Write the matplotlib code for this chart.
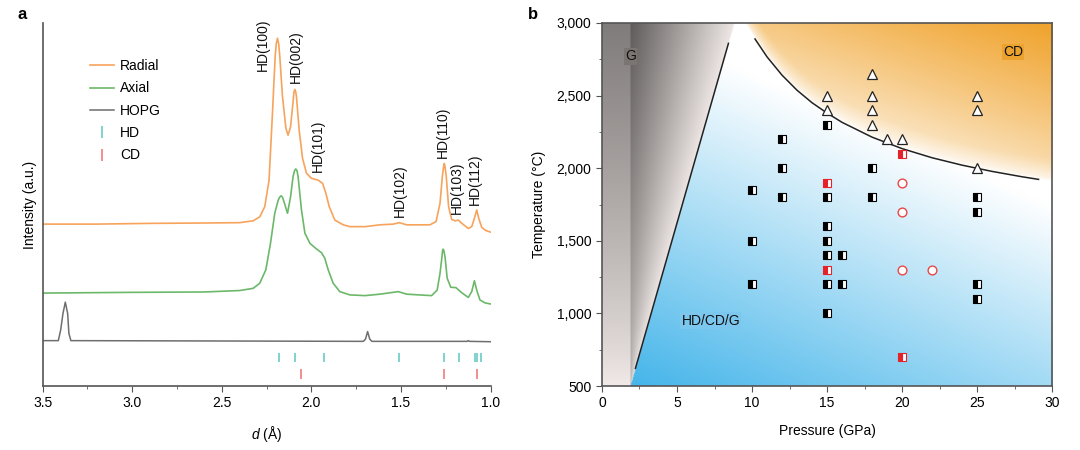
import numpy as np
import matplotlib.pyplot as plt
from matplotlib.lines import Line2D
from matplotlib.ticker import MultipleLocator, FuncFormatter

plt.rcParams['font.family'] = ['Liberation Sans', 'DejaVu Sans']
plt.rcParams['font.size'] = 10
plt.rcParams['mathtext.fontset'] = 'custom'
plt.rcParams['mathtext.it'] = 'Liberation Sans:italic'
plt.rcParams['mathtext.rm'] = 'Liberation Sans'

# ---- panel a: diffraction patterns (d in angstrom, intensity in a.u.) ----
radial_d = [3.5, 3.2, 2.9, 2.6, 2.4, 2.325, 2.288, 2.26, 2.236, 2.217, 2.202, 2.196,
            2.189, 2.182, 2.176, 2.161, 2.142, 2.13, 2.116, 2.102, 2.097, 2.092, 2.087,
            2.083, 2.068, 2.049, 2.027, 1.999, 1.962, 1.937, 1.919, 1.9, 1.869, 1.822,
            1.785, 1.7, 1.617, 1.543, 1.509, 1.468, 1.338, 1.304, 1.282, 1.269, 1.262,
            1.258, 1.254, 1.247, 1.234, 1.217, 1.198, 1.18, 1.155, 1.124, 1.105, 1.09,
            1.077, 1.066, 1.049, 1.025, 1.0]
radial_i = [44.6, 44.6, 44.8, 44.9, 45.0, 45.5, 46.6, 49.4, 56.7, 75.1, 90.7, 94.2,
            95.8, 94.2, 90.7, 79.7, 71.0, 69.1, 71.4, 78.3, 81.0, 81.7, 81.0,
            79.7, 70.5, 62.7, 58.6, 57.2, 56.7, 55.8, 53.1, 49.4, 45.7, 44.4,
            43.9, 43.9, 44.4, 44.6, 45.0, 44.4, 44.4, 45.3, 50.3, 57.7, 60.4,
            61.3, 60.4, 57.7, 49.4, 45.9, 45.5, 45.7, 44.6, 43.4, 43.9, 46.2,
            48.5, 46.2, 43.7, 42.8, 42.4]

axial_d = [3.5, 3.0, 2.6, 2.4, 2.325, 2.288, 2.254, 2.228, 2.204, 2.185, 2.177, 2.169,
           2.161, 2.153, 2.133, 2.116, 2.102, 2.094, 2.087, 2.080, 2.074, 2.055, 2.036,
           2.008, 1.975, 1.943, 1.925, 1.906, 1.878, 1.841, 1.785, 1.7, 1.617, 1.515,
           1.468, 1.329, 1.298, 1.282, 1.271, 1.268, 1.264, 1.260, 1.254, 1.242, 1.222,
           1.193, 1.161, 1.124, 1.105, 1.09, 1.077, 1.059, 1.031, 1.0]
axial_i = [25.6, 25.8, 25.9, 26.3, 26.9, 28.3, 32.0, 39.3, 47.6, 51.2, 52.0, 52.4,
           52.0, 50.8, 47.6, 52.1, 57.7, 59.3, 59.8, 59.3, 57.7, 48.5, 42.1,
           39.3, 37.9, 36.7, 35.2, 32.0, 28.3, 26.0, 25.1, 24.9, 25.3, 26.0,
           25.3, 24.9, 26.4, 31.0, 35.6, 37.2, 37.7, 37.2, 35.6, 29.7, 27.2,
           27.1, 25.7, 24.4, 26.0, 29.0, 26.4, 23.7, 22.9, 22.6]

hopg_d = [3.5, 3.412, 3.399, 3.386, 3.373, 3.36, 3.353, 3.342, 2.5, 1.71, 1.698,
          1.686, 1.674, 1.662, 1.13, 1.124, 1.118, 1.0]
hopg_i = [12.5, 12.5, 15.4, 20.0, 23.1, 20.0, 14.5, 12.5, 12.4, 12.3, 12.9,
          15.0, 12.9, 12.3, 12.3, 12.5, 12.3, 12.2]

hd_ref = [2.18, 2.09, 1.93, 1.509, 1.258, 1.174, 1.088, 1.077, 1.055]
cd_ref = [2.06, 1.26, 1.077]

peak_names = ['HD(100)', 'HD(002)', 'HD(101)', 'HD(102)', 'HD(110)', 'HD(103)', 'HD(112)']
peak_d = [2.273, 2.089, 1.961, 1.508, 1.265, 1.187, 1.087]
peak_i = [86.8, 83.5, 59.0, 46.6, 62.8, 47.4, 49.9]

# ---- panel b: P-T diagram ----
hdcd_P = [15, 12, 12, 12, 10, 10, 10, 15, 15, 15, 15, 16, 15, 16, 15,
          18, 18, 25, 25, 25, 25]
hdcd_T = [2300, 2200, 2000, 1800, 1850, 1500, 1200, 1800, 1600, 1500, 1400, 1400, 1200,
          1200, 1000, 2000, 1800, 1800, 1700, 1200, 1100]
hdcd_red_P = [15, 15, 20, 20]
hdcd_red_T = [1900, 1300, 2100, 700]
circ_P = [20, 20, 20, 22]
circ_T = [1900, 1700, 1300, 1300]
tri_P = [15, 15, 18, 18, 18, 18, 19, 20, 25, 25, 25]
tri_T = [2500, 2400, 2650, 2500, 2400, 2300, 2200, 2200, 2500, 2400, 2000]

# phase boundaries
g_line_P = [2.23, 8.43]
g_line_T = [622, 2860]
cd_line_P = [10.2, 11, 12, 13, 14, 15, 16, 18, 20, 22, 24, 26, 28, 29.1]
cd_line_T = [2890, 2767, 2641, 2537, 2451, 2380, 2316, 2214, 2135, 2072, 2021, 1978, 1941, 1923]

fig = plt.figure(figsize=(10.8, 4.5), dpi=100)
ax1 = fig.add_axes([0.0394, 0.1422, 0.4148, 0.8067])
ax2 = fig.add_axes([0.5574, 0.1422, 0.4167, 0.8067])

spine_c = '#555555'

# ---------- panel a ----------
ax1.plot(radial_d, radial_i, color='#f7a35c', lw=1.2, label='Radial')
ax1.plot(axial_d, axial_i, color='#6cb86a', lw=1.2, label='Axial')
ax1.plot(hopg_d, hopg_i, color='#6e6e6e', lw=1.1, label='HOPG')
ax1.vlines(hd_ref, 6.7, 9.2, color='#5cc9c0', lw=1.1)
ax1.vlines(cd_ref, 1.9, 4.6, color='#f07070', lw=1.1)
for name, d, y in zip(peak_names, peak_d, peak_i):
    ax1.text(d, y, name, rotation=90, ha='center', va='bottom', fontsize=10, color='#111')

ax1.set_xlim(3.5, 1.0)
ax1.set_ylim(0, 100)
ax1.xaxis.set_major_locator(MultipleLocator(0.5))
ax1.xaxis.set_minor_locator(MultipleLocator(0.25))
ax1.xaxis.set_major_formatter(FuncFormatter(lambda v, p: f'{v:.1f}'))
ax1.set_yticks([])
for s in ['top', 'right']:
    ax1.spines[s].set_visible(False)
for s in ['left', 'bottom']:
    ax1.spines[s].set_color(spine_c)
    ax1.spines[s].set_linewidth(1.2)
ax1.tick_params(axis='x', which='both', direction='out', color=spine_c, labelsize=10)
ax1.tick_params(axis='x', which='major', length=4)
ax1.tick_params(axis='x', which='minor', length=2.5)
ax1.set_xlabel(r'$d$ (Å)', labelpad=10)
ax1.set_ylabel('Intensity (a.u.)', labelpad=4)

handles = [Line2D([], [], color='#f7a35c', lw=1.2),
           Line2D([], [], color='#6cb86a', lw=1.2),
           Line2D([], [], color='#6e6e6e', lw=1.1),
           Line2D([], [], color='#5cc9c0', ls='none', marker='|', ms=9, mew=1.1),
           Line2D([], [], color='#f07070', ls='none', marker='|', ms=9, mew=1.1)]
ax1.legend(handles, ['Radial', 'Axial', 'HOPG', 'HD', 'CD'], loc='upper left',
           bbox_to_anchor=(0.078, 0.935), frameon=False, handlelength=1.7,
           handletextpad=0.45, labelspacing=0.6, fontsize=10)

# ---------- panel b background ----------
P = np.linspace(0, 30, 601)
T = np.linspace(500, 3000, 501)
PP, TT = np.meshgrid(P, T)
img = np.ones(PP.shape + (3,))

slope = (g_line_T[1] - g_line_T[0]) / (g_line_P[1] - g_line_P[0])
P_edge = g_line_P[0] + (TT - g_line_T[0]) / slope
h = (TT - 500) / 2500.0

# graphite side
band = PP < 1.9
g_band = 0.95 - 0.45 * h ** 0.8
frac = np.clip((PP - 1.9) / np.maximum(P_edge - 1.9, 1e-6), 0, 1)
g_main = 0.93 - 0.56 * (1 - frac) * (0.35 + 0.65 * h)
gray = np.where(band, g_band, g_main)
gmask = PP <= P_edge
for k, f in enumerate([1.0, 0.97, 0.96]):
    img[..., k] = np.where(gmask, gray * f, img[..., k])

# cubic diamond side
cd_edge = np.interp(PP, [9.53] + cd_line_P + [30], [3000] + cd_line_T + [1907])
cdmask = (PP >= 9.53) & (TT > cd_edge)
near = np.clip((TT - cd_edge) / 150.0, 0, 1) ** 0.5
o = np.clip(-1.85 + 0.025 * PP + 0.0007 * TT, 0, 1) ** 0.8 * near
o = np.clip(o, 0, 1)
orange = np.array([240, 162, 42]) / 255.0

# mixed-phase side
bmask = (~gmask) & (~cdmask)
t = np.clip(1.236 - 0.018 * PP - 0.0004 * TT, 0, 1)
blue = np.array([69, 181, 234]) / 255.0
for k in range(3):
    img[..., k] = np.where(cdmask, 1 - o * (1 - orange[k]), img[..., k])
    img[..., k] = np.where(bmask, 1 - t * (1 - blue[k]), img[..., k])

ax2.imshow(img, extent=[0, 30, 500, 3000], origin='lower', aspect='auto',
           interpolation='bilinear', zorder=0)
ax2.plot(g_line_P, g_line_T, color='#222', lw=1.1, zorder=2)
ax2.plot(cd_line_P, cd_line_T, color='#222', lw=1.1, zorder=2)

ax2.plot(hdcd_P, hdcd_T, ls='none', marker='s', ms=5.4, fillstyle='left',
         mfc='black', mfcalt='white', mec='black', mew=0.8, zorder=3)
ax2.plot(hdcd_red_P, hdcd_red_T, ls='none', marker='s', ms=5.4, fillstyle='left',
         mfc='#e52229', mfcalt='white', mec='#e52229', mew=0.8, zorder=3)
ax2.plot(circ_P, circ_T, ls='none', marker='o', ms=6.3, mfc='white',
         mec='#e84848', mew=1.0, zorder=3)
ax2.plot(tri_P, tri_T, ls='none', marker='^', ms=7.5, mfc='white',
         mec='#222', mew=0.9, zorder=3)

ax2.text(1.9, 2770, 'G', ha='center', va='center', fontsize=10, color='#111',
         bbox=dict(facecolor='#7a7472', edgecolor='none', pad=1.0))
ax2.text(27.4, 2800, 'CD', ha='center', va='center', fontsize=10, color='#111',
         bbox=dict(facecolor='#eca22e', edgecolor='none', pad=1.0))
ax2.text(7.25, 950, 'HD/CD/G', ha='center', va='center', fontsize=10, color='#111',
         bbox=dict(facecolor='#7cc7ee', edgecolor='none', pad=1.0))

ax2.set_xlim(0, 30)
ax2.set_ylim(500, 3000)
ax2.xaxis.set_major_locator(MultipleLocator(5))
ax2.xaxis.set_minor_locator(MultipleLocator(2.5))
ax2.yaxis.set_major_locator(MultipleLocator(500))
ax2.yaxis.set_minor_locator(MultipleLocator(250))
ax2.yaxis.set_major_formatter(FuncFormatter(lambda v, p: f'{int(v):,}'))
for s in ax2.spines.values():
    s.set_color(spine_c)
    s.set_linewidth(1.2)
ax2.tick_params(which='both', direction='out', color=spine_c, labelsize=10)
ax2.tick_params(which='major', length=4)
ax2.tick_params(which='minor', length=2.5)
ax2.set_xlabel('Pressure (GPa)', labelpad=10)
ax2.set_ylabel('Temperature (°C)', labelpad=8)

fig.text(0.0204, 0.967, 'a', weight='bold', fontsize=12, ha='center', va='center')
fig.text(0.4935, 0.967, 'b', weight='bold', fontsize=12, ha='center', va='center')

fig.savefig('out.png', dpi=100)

==

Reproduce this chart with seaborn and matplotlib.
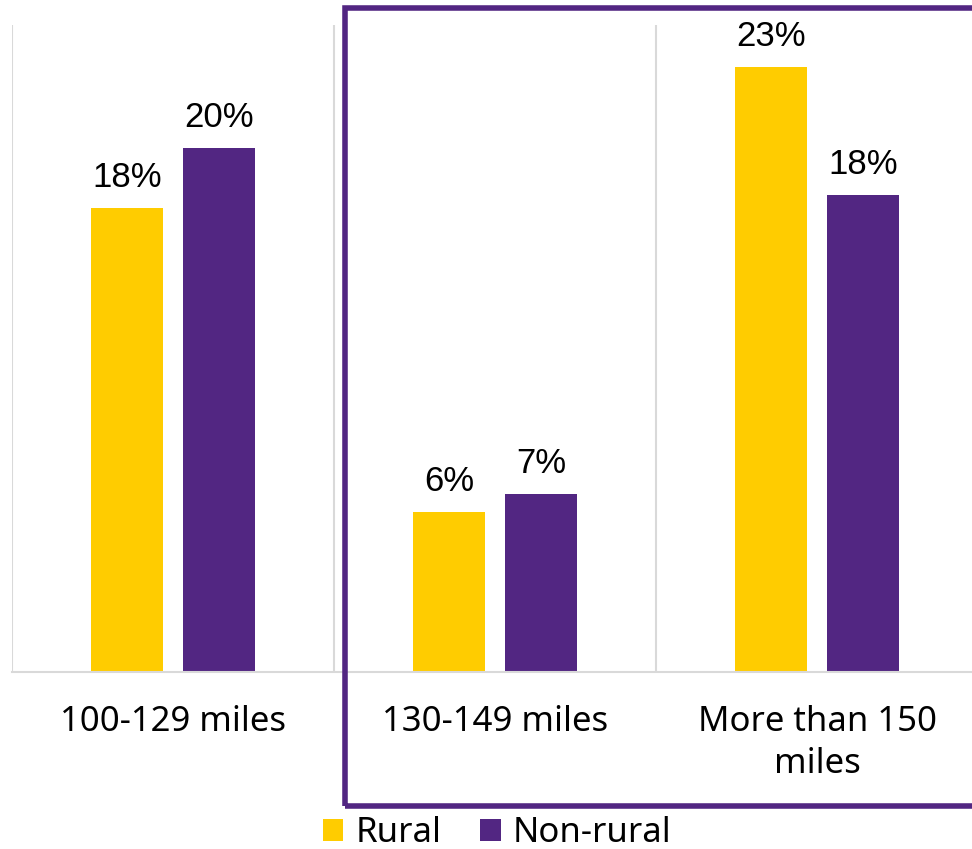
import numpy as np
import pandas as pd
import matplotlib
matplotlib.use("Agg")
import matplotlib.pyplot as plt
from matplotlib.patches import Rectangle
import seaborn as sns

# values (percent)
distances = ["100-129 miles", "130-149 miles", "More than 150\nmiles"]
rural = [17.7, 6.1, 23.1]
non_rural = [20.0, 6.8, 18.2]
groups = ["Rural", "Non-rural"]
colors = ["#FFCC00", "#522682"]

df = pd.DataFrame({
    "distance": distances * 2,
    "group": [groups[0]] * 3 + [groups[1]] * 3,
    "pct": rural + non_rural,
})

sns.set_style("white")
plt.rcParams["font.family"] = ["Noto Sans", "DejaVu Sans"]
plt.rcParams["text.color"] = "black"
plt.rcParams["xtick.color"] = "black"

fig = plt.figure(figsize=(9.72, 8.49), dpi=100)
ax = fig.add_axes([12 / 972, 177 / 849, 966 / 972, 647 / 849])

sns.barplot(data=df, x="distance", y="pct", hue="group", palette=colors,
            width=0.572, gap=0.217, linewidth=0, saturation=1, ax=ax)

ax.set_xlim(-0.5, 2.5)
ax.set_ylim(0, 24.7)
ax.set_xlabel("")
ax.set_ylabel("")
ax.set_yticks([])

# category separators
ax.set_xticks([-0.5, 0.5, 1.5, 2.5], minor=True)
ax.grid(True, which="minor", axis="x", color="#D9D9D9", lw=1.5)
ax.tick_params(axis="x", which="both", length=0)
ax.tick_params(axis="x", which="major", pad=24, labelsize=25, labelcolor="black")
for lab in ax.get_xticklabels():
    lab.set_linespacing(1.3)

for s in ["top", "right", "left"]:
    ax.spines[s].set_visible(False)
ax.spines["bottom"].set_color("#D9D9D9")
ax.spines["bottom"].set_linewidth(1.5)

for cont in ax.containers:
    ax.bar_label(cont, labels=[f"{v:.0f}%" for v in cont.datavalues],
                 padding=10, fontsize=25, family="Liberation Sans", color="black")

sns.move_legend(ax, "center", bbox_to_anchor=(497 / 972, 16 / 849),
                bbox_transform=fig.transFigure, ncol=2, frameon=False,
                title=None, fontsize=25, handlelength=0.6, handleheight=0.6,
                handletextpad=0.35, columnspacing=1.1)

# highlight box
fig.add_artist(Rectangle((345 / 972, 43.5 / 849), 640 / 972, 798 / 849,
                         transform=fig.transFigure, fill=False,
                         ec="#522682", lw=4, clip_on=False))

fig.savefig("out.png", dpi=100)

--

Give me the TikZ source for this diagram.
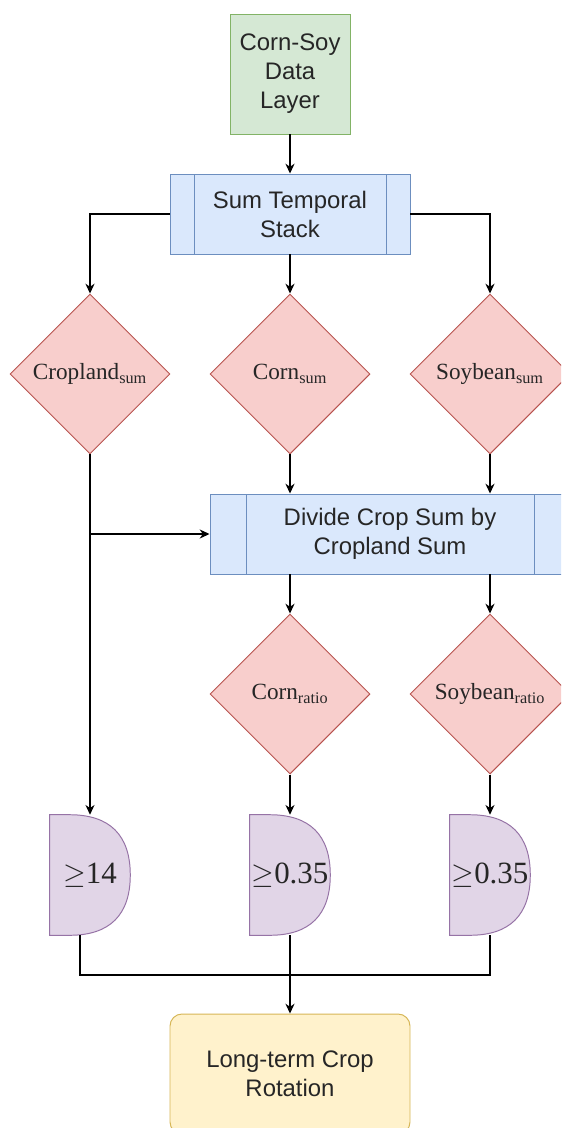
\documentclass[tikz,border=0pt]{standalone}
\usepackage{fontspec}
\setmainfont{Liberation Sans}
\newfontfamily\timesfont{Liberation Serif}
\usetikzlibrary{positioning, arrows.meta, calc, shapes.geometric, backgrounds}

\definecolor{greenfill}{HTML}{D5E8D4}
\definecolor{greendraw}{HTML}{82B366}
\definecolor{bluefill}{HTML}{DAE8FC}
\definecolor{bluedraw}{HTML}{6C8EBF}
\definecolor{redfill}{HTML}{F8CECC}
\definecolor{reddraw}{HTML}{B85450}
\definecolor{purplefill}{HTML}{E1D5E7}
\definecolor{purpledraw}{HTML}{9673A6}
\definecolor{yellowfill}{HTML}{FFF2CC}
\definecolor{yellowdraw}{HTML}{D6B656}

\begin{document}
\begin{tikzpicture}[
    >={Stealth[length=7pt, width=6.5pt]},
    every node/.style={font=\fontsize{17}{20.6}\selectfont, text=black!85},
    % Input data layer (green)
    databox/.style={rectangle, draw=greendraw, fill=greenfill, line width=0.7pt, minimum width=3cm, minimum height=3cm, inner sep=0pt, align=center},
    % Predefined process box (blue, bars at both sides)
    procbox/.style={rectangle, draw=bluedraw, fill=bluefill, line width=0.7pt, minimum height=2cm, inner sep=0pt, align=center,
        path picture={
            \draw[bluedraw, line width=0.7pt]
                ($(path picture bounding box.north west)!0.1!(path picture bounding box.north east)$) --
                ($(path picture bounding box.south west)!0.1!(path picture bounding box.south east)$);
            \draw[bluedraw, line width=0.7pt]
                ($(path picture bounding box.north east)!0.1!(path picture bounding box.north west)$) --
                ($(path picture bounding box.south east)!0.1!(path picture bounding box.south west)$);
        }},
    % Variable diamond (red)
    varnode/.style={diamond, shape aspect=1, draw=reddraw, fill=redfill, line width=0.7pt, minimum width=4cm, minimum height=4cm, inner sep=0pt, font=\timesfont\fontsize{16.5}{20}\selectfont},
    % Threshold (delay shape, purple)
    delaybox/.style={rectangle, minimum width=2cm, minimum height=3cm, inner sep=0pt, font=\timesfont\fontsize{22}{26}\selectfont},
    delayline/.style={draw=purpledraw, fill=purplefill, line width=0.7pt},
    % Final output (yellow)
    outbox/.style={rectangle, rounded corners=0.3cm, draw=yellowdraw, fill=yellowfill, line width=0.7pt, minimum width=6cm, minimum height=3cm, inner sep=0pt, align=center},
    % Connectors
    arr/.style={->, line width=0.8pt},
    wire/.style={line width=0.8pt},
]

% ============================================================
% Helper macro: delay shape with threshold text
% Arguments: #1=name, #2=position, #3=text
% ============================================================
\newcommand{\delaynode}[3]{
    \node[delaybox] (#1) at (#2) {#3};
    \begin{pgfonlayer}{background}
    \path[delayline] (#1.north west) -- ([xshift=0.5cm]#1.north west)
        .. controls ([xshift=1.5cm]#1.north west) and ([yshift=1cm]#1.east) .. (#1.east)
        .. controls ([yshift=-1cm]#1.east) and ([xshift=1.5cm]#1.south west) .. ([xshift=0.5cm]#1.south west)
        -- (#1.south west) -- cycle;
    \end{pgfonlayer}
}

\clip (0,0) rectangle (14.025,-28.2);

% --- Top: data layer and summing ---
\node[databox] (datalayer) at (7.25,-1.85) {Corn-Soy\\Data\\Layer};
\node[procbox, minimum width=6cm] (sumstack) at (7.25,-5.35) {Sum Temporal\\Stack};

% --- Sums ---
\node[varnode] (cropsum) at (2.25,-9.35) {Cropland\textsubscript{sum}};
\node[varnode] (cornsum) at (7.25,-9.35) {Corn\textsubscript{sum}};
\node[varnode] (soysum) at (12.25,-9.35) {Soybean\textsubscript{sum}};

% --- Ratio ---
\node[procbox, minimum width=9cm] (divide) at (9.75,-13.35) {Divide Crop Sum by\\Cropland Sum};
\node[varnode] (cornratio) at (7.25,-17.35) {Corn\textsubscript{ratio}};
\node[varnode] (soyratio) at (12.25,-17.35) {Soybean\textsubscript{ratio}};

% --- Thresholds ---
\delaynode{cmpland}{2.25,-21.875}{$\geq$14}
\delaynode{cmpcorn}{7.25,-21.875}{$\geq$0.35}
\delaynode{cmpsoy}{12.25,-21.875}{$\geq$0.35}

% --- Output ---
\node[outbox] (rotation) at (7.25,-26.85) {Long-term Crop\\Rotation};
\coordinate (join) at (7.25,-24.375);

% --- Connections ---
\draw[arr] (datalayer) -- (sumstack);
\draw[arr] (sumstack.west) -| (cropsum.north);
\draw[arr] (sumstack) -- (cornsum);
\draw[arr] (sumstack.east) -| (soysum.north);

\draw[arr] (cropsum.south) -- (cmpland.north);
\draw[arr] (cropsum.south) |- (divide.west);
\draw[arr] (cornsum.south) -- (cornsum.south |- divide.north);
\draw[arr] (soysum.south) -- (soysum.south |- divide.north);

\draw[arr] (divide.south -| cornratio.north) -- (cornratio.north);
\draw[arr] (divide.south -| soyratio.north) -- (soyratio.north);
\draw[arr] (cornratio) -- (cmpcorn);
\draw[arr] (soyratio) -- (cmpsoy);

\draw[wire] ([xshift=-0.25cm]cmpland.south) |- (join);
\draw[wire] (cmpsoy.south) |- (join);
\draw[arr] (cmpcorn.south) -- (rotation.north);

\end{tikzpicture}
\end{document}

◆ STATED EXERCISE ◆
Check each line of these records for the string "diagram" and state only how many lines have it.

◆ RESPONSE TO THE TASK ◆
2